§ **Records to use**:
"""

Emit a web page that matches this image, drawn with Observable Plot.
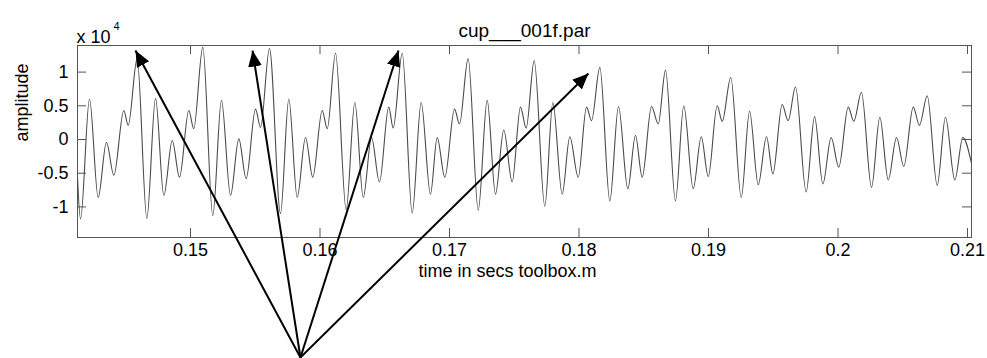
<!DOCTYPE html>
<html><head><meta charset="utf-8">
<script src="https://cdn.jsdelivr.net/npm/d3@7"></script>
<script src="https://cdn.jsdelivr.net/npm/@observablehq/plot@0.6"></script>
<style>body{margin:0;background:#fff} svg{display:block}</style>
</head><body><div id="chart"></div>
<script>
// waveform extrema (time in s, raw amplitude)
const time = [0.14127,0.14151,0.14220,0.14287,0.14351,0.14408,0.14485,0.14519,0.14588,0.14663,
0.14730,0.14794,0.14859,0.14915,0.14987,0.15025,0.15095,0.15172,0.15239,0.15309,
0.15373,0.15430,0.15502,0.15541,0.15610,0.15695,0.15759,0.15824,0.15888,0.15944,
0.16017,0.16056,0.16120,0.16202,0.16269,0.16334,0.16398,0.16459,0.16531,0.16565,
0.16635,0.16712,0.16781,0.16853,0.16905,0.16964,0.17039,0.17077,0.17144,0.17222,
0.17291,0.17355,0.17419,0.17484,0.17548,0.17592,0.17654,0.17736,0.17798,0.17870,
0.17929,0.17994,0.18058,0.18097,0.18161,0.18238,0.18305,0.18377,0.18436,0.18488,
0.18560,0.18612,0.18668,0.18745,0.18809,0.18882,0.18944,0.18998,0.19067,0.19106,
0.19172,0.19253,0.19317,0.19384,0.19448,0.19497,0.19569,0.19615,0.19672,0.19754,
0.19819,0.19883,0.19947,0.20006,0.20079,0.20122,0.20181,0.20259,0.20323,0.20388,
0.20452,0.20508,0.20581,0.20629,0.20689,0.20766,0.20830,0.20902,0.20964,0.21029];
const amplitude = [-5500,-11800,6000,-8600,-400,-5300,4300,2100,12000,-11700,
6100,-8300,-150,-5600,4300,1600,13700,-11300,5800,-8300,
100,-5800,4500,1800,13500,-11000,6000,-8600,300,-5600,
4300,1600,12800,-10400,5500,-8600,300,-6300,4800,1700,
12800,-10900,5500,-8100,300,-5600,4500,2300,12000,-10500,
5800,-8100,1400,-6300,4800,1700,11700,-9900,5500,-8100,
400,-5600,4800,2800,10700,-9100,4900,-7300,600,-5600,
4900,2300,10300,-9100,5000,-7300,400,-5500,5000,2700,
9200,-8600,4200,-6700,400,-5100,5200,2800,7800,-7800,
3400,-6600,300,-4100,4800,2700,7000,-7100,3300,-6000,
300,-4000,4800,2100,6500,-6800,3300,-6000,300,-3400];

const xTicks = [0.15,0.16,0.17,0.18,0.19,0.20,0.21];
const xTickLabels = ["0.15","0.16","0.17","0.18","0.19","0.2","0.21"];
const yTicks = [-10000,-5000,0,5000,10000];
const yTickLabels = ["-1","-0.5","0","0.5","1"];

// annotation arrows (data coordinates)
const arrowStartTime = 0.15849;
const arrowStartAmp = -32340;
const arrowTipTime = [0.14575, 0.15479, 0.16606, 0.18073];
const arrowTipAmp = [13200, 13200, 13200, 9800];

const titleText = "cup___001f.par";
const xLabelText = "time in secs toolbox.m";
const yLabelText = "amplitude";
const exponentBase = "x 10";
const exponentPower = "4";

const wave = time.map((t, i) => ({t, a: amplitude[i]}));
const arrows = arrowTipTime.map((t, i) => ({x1: arrowStartTime, y1: arrowStartAmp, x2: t, y2: arrowTipAmp[i]}));

function filledArrow(color) {
  const m = d3.create("svg:marker")
    .attr("viewBox", "-10 -5 10 10")
    .attr("markerWidth", 8)
    .attr("markerHeight", 8)
    .attr("refX", 0).attr("refY", 0)
    .attr("orient", "auto");
  m.append("path").attr("d", "M-10,-4.3L0,0L-10,4.3Z").attr("fill", color).attr("stroke", "none");
  return m.node();
}

const font = "'Liberation Sans', Arial, Helvetica, sans-serif";
const axisColor = "#555";

const chart = Plot.plot({
  width: 987, height: 358,
  marginLeft: 77, marginRight: 16, marginTop: 45, marginBottom: 121,
  style: {fontFamily: font, fontSize: "18px", background: "#fff", color: "#000"},
  x: {domain: [0.141274, 0.210309], axis: null},
  y: {domain: [-14540, 13947], axis: null},
  marks: [
    Plot.frame({stroke: axisColor, strokeWidth: 1}),
    Plot.ruleX(xTicks, {x: d => d, insetTop: 183, stroke: axisColor}),
    Plot.ruleX(xTicks, {x: d => d, insetBottom: 183, stroke: axisColor}),
    Plot.ruleY(yTicks, {y: d => d, insetRight: 885, stroke: axisColor}),
    Plot.ruleY(yTicks, {y: d => d, insetLeft: 885, stroke: axisColor}),
    Plot.line(wave, {x: "t", y: "a", stroke: "#4a4a4a", strokeWidth: 1.1, curve: "monotone-x", clip: true}),
    Plot.text(xTicks, {x: d => d, frameAnchor: "bottom", dy: 18, text: (d, i) => xTickLabels[i], fontSize: 18, fill: "#000"}),
    Plot.text(yTicks, {y: d => d, frameAnchor: "left", dx: -9, textAnchor: "end", text: (d, i) => yTickLabels[i], fontSize: 18, fill: "#000"}),
    Plot.text([titleText], {frameAnchor: "top", dy: -22, text: d => d, fontSize: 19, fill: "#000"}),
    Plot.text([xLabelText], {frameAnchor: "bottom", dx: -17, dy: 39, text: d => d, fontSize: 18, fill: "#000"}),
    Plot.text([yLabelText], {frameAnchor: "left", dx: -55, rotate: -90, text: d => d, fontSize: 18, fill: "#000"}),
    Plot.text([exponentBase], {frameAnchor: "top-left", dx: -1, dy: -15, textAnchor: "start", text: d => d, fontSize: 18, fill: "#000"}),
    Plot.text([exponentPower], {frameAnchor: "top-left", dx: 36, dy: -23, textAnchor: "start", text: d => d, fontSize: 11, fill: "#000"}),
    Plot.link(arrows, {x1: "x1", y1: "y1", x2: "x2", y2: "y2", stroke: "#000", strokeWidth: 2, markerEnd: filledArrow})
  ]
});
document.getElementById("chart").appendChild(chart);
</script>
</body></html>
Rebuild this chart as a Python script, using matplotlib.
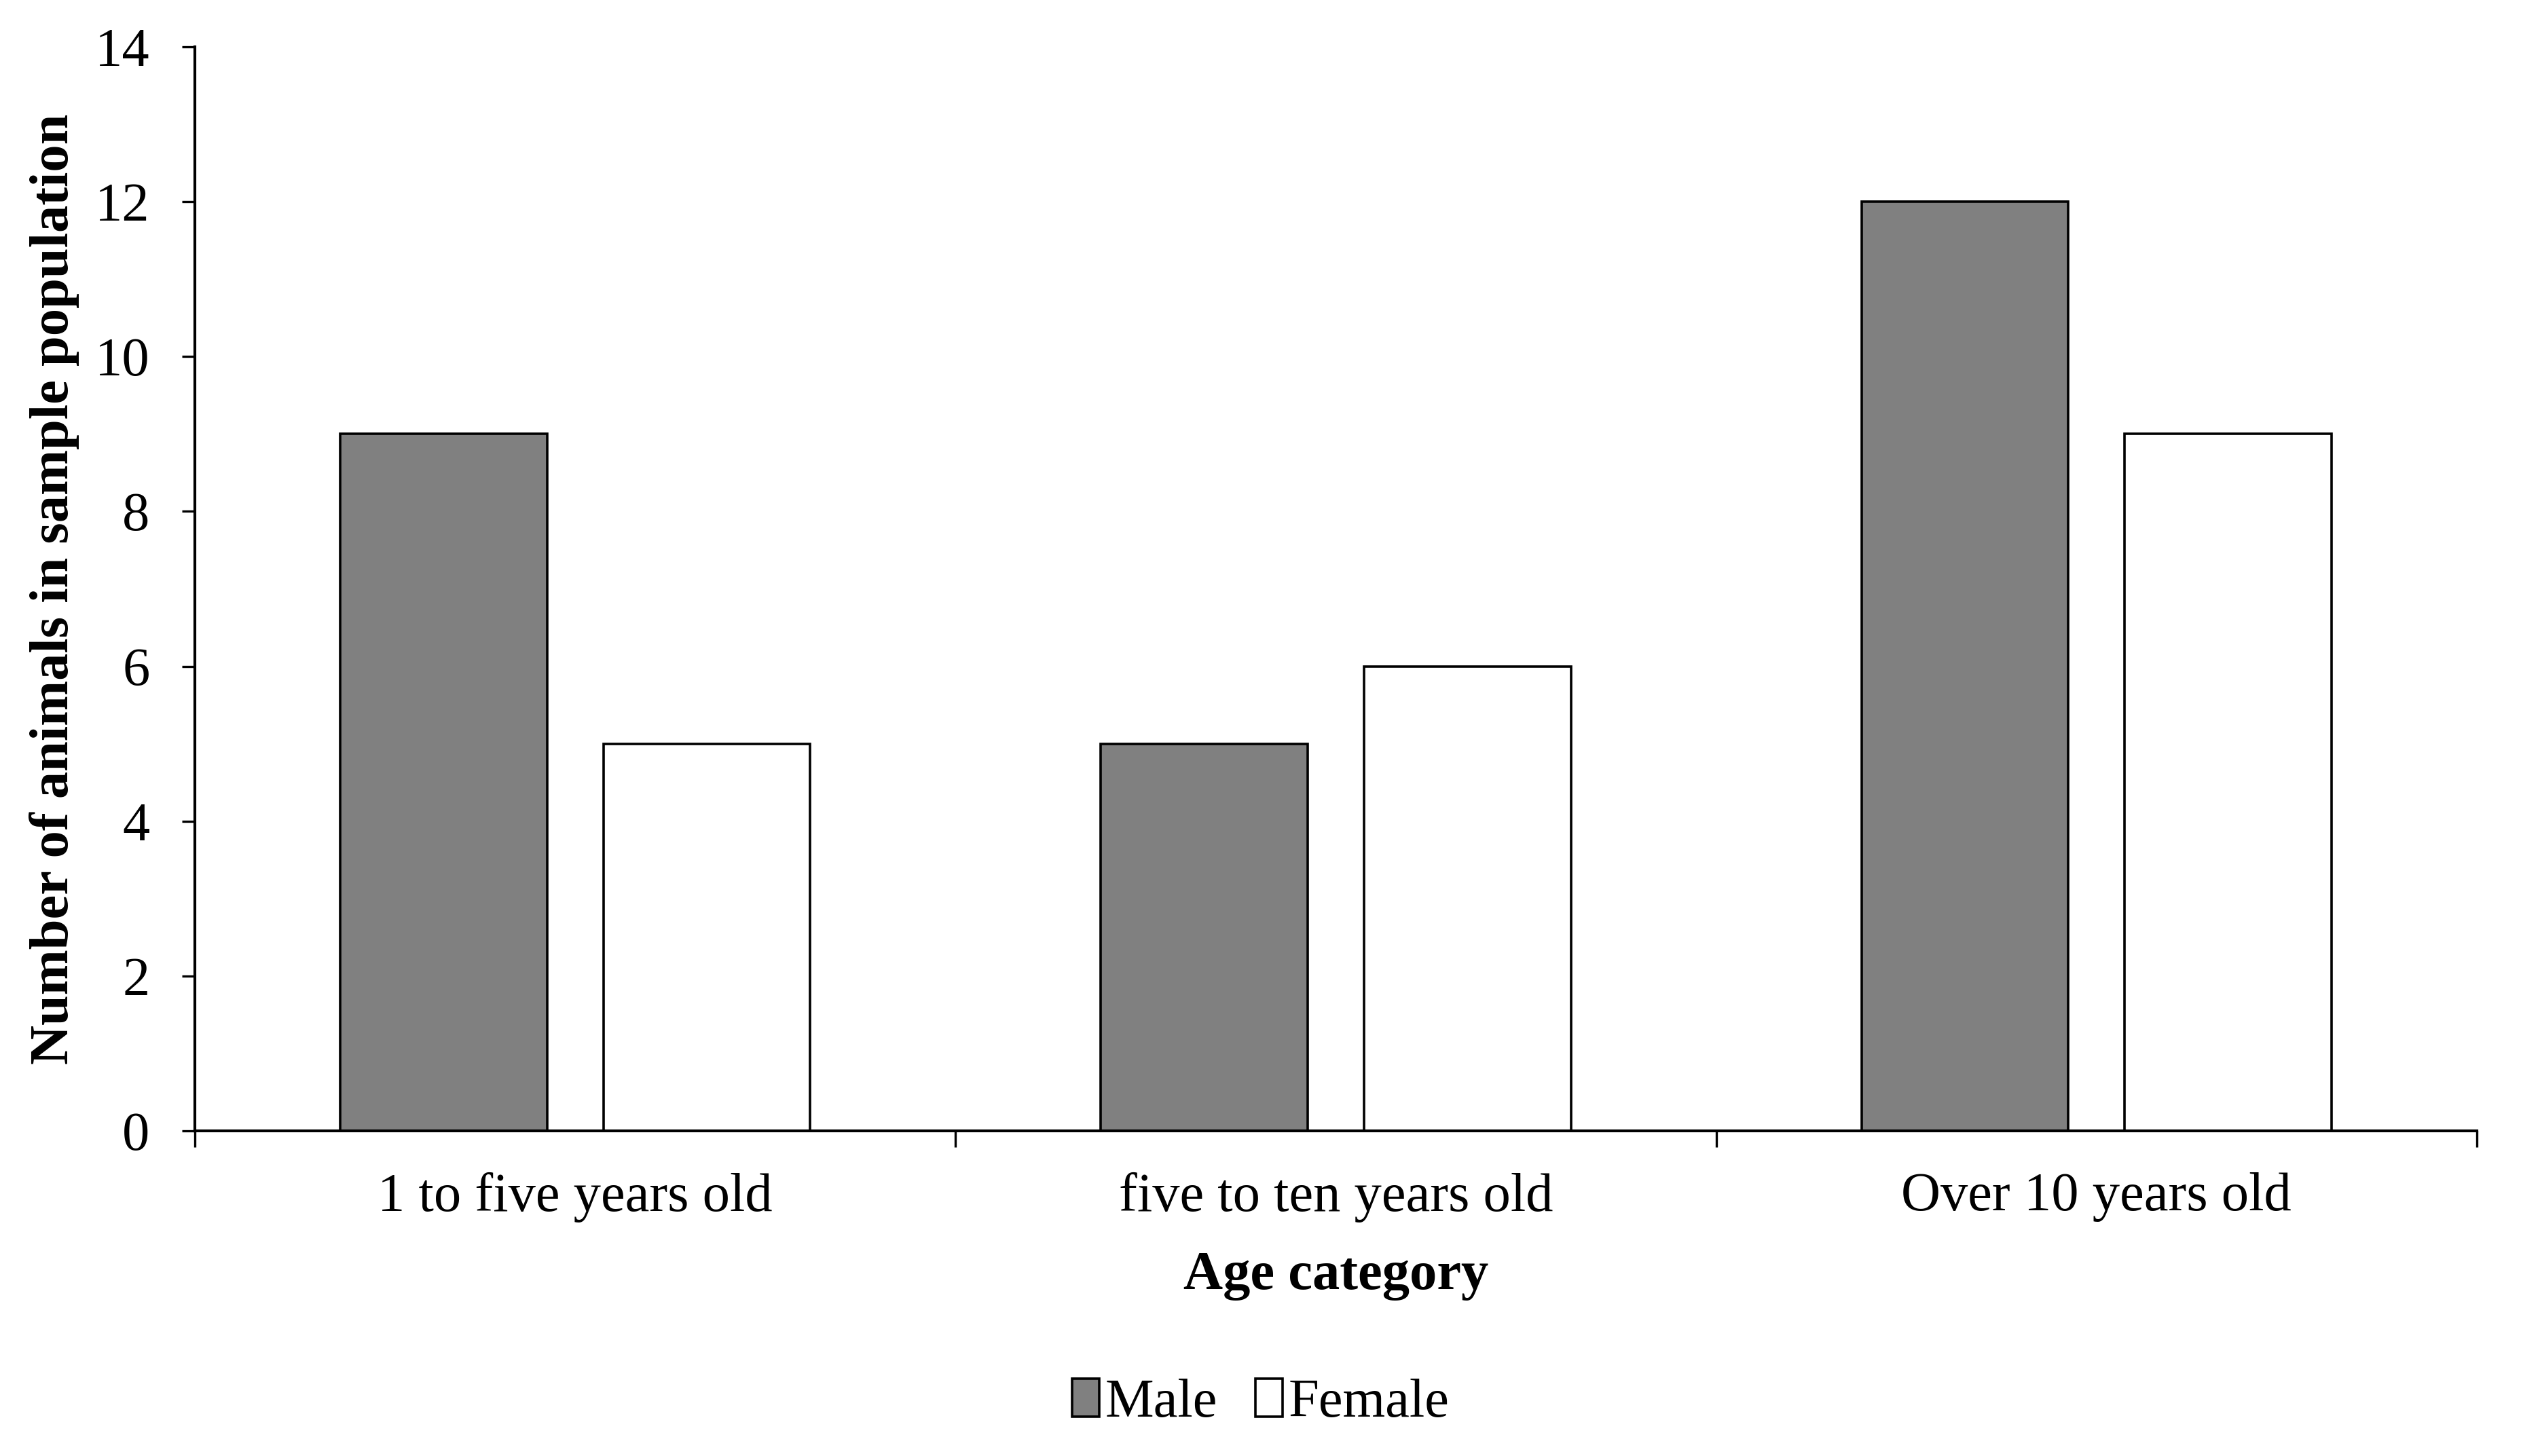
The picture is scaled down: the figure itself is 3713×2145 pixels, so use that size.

"""

§ **The request**:
Please write out the material from the line containing "Rebuild this chart" to its final line, both inclusive, exactly as it appears; pictures are not part of the copy.

§ **Expected output**:
Rebuild this chart as a Python script, using matplotlib.
The picture is scaled down: the figure itself is 3713×2145 pixels, so use that size.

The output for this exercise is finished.